# Lipgloss on Thick lips



## aabidabi (Jul 10, 2008)

I'm not sure if a lot of teenagers post on here but.... i have thick-ish lips, i used to hate them but i like them now but whenever i put any kind of lipgloss on it looks ridiculous. is it just me?
	

	
	
		
		

		
			





 i've heard people say wear lipstick instead but i'm 15 i really dont think i should wear lipstick, mainly because some parts of my lips are more pigmented so i cant do like a nude lip or anything. any help here?


----------



## na_pink (Jul 11, 2008)

just get a tinted lipgloss and make sure you wipe any excess off after each application


----------



## blazeno.8 (Jul 11, 2008)

I love lipgloss and I wear it more often than lipstick.  You need to find a texture that is right for you if you are going to use it though.  I have big lips and I enjoy wearing the Cream texture.  Because there is not a lot of sparkle and glitz in this texture, I just get a nice moisturized look to my lips.

If you want to try lipstick but are uncertain because your lips are pigmented, I would suggest trying the Luster texture first.  Those are the most forgiving shades on anyone because they allow the natural color of your lip to show more so than other textures.


----------



## aabidabi (Jul 11, 2008)

thank you guys for the help i will definitely look into the l/s and l/g


----------



## mittens (Jul 12, 2008)

Aw you should be happy to have thick lips. So many beauty products are designed to give the illusion of full lips. I'm sure you don't look ridiculous!  I have pretty full lips too but I still use mac plushglass--to make them look even fuller! I really love a color called Fulfilled. It's peachy-pink. I love it because it brightens my lips but doesn't have lots of shimmer/glitter like other glosses. If you want to downplay your lips or go for a more subtle lip, I would suggest staying away from glosses that have lots of "chunky" glitter. Instead go for something that has a more subtle sheen. Mac will have lots of options!

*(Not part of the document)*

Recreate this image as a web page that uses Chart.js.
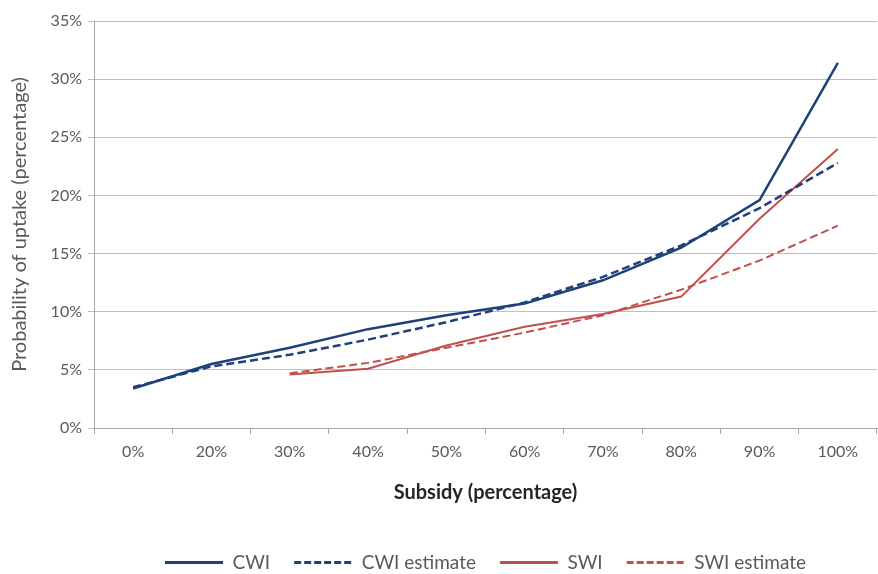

I have really pigmented lips too. Sometimes I'll go over my lips lightly with my foundation or a light concealer. That way, light colored lipsticks show up better for me--especially pinks. I just make sure to moisturize my lips first and I use a foundation that has moisturizer in it, so that my lips don't dry out.


----------



## aabidabi (Jul 13, 2008)

aww thank mittens, i will definitely look into that


----------



## aabidabi (Jul 13, 2008)

anyone else?


----------



## marielle78 (Jul 14, 2008)

If you want to make your lips one color use concealer or foundation on them before you apply your lipstick.  You can still do a nude lip.


----------



## kimmy (Jul 14, 2008)

have you thought about mac tendertones? they'll give your lips a glossy look and moisturize at the same time. they've got a little shimmer (most of them) but nothing too obvious or chunky looking. very good alternative if you're feeling a little apprehensive about lipglosses.


----------



## chocolategoddes (Jul 14, 2008)

*I can totally relate!* 
I have FAT lips and I'm really a beginner when it comes to lip produt. Lipsticks are really pretty but I'm 16 and I agree, lipstick is a bit much for everyday wear on a teen.
 I also agree that tendertones give a nice glossy sheen without making your lips huge. I also like ging for sheer lip sticks or tinted lip balms for that color.


----------



## aabidabi (Jul 14, 2008)

Thank You guys im really glad i have all these things to try!


----------



## emily_009 (Jul 15, 2008)

Lipgloss WOW, I love it soo much and I wear it in every occasion.


----------



## glamourgirl216 (Jul 15, 2008)

in my opinion a lip liner can really help. try a light brown color like Cork (MAC). my suggestion is to line them first and then begin to fill in the outer corners, the more u fill in the smaller ur lips will look with gloss over them. just remember to not fill them in completely and blend ur lip liner & gloss so u don't have a hard line. 
and like others said before...thick lips are beautiful! people pay good money to have what God gave u... so rock them proudly! every time i hear of someone say they don't like their thick lips, theirs a place in my heart that cries!!  
those r my 2 cents on the subject =)


----------



## reesesilverstar (Aug 6, 2008)

I hafta agree with another poster. Creamy lipsticks and glosses are awesome. They make the lip look so moisturized and juicy. Since yr 15 I think you can get away with a nude lipstick or a tendertone/HIP jelly thingie. Or any creamy lipgloss. When yr lips look nice and juicy you'll see that and appreciate the full/thick-ness of them. But the creamy consistency, I think will make you most comfortable.


----------



## MAC_Pixie04 (Aug 9, 2008)

Glosses will always make lips look bigger because it reflects light.  I would try something more creamy; Laura Mercier is coming out with a new product called Lip Velvet, it's a semi-matte lipgloss, perfect for anybody who likes the creamy texture of lipgloss without the high sheen.  Or if you're still stuck on gloss (I can't blame you at 15) then go for darker colors; they'll make the lips look less full, while the gloss still reflects light.  Dark Color + Glossy Texture will balance each other out.


----------